■ PROBLEM
In the records below, find the line that contains "Convert this chart to matplotlib code." and the line that contains "import matplotlib.transforms as mtransforms". Set down exactly those lines and every line between them, and nothing more.
[BEGIN DATA FOR THIS TASK]
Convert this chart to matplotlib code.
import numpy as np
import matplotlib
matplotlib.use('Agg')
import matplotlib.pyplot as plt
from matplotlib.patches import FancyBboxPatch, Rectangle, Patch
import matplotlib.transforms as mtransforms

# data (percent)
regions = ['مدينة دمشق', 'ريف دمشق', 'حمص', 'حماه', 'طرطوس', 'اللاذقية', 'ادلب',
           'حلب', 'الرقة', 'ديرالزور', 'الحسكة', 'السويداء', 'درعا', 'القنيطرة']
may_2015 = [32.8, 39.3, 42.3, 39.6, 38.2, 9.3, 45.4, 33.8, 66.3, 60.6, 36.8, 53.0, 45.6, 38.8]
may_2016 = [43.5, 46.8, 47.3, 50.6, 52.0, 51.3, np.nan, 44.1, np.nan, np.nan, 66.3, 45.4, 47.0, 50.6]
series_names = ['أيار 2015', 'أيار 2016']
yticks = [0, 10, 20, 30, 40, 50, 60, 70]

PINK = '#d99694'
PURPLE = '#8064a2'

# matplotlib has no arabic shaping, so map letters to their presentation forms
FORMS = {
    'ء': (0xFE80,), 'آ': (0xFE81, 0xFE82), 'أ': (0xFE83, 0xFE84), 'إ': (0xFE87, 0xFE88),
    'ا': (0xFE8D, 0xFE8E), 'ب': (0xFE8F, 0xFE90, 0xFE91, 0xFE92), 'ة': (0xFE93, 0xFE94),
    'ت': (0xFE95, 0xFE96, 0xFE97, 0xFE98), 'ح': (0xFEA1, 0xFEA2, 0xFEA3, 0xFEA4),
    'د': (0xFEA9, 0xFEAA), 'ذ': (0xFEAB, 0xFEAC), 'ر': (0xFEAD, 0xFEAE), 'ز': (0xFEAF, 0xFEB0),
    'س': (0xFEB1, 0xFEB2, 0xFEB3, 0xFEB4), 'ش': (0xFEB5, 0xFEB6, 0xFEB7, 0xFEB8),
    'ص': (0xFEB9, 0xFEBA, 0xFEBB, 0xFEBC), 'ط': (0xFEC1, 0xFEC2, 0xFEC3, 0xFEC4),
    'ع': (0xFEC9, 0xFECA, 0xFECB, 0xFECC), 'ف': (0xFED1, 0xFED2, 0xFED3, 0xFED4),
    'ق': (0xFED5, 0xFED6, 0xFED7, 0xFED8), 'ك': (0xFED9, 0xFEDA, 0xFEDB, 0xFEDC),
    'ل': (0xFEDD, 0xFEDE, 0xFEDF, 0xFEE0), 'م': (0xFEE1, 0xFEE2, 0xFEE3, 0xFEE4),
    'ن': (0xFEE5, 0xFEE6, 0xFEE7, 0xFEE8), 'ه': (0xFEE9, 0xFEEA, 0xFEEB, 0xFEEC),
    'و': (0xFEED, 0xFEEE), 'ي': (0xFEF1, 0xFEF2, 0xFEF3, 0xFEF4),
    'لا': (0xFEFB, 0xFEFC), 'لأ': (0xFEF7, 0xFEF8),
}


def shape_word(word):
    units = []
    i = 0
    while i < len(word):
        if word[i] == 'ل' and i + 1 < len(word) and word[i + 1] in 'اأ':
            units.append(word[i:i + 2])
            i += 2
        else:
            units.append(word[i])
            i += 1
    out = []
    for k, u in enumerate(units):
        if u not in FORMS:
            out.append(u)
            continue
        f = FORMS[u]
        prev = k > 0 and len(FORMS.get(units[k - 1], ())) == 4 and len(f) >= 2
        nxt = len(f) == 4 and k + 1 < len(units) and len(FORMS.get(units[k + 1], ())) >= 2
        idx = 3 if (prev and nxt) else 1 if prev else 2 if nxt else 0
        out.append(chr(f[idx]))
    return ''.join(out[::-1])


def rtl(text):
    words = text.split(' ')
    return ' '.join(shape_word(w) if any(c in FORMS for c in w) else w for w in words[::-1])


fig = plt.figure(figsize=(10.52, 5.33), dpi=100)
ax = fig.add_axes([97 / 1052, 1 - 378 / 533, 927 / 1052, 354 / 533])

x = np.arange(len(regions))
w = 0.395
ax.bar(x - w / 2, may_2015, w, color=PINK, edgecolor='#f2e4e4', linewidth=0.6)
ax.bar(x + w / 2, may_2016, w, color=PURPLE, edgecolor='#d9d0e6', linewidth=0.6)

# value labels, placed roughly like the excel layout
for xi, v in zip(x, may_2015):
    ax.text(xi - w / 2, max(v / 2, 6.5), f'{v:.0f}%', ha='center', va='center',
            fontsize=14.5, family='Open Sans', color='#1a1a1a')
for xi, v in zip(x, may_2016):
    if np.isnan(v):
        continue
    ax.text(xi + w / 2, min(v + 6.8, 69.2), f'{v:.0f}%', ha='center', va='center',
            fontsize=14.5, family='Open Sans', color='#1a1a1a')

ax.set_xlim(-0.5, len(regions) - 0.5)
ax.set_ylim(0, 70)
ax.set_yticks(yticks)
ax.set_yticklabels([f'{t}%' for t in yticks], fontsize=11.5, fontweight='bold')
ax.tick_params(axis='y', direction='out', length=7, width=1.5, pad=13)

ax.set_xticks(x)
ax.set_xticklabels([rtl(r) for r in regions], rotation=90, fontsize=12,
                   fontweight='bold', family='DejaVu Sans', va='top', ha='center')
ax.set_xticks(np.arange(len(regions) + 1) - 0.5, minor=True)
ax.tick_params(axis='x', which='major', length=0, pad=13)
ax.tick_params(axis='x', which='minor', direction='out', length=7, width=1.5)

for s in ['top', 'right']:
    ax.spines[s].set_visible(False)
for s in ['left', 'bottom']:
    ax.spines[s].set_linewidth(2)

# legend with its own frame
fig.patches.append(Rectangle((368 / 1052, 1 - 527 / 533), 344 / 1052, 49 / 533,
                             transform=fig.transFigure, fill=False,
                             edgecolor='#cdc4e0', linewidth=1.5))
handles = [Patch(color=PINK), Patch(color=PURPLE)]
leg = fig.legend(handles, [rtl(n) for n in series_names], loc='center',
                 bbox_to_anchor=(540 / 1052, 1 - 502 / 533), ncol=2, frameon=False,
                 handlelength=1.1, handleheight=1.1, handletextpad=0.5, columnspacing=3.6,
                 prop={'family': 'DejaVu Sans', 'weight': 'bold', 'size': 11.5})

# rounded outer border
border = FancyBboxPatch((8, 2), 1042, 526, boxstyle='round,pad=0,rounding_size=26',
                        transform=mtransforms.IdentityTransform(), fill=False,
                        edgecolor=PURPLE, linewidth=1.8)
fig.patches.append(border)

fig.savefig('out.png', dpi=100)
[END DATA FOR THIS TASK]
[BEGIN DATA FOR THIS TASK]
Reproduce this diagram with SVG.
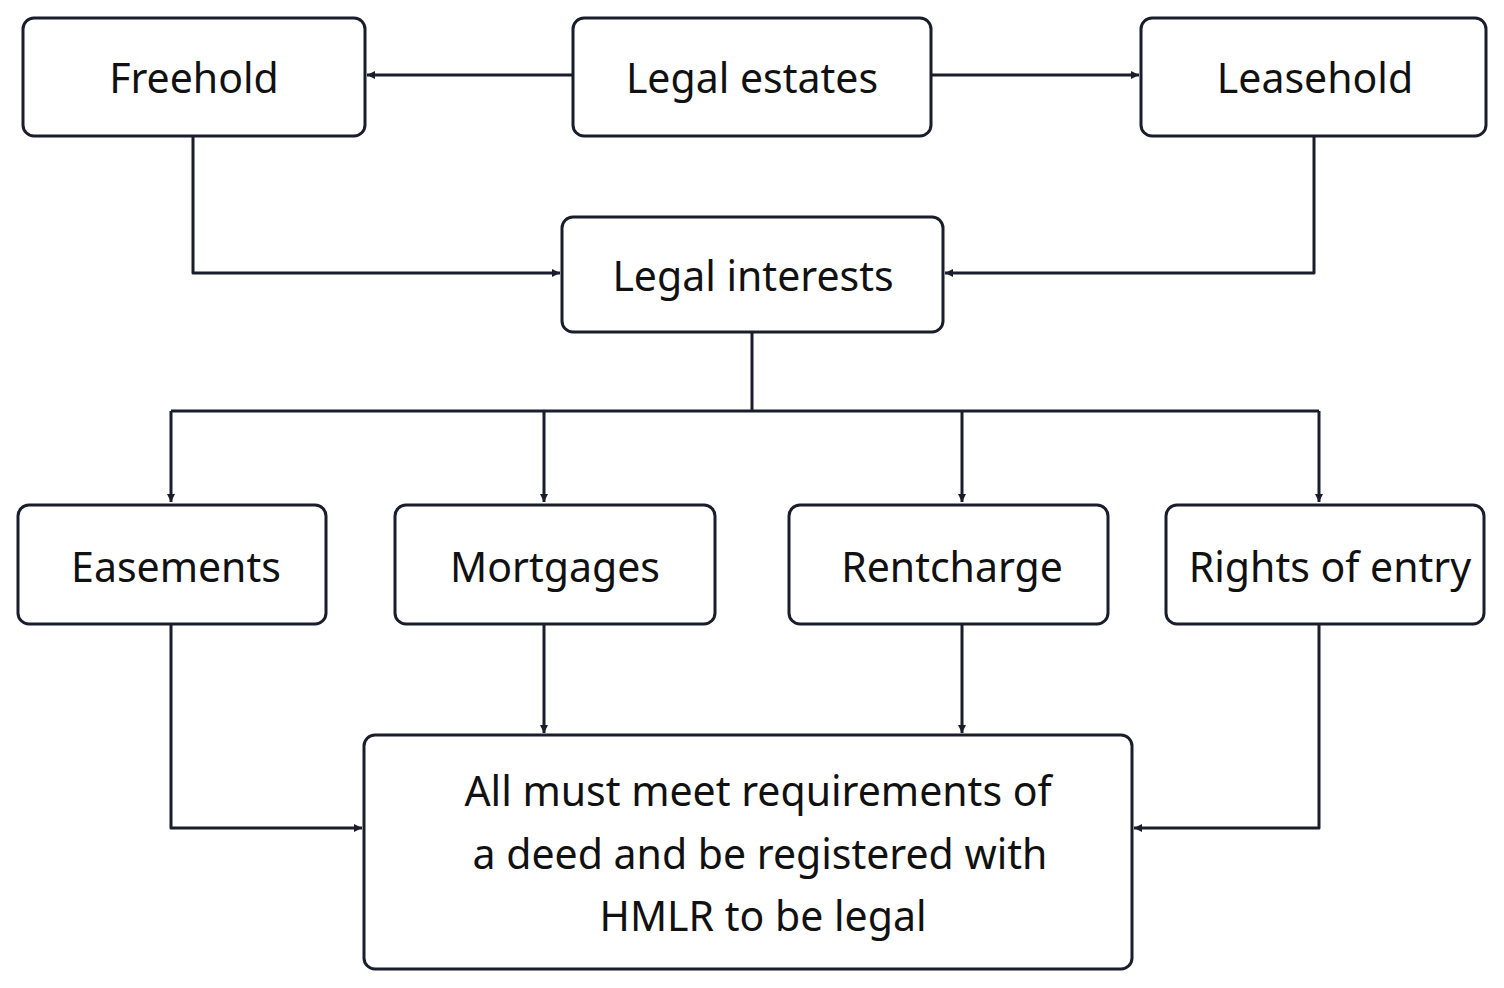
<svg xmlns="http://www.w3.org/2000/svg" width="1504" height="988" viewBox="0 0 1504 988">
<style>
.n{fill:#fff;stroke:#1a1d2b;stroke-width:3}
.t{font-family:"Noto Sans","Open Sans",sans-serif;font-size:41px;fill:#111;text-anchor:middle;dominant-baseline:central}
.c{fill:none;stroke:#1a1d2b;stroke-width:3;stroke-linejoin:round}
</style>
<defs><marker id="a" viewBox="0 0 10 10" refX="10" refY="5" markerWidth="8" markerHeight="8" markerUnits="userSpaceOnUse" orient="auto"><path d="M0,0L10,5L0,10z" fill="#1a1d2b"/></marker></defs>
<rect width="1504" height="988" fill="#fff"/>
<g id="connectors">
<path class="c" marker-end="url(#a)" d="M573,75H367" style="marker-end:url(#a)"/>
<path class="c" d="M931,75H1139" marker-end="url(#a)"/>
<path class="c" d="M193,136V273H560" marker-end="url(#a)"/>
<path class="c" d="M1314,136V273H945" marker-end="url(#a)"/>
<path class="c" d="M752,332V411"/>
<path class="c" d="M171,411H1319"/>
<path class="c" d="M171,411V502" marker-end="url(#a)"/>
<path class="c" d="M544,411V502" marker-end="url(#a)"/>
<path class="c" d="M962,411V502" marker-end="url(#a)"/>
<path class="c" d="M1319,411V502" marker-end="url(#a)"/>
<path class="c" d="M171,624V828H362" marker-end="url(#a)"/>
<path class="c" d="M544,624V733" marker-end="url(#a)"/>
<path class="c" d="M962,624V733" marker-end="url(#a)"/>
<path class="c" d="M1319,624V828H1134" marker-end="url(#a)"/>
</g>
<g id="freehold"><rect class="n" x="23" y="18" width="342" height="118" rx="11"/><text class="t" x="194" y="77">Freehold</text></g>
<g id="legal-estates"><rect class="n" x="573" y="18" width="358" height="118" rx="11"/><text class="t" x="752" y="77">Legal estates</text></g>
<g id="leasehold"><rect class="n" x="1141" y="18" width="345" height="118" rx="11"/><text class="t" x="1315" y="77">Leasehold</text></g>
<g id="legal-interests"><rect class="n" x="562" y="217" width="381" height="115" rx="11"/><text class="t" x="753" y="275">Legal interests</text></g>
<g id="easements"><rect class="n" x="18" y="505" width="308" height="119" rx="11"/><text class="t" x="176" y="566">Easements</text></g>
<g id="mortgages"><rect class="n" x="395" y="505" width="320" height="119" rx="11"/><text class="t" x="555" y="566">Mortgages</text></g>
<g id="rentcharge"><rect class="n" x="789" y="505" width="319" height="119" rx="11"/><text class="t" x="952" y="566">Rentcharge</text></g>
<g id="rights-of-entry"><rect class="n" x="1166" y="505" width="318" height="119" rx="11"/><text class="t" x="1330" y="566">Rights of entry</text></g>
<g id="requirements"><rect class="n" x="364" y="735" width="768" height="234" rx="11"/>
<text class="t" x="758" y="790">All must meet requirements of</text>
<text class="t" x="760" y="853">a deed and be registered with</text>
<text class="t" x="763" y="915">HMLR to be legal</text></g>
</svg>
[END DATA FOR THIS TASK]
■ COMPLETE RESPONSE
Convert this chart to matplotlib code.
import numpy as np
import matplotlib
matplotlib.use('Agg')
import matplotlib.pyplot as plt
from matplotlib.patches import FancyBboxPatch, Rectangle, Patch
import matplotlib.transforms as mtransforms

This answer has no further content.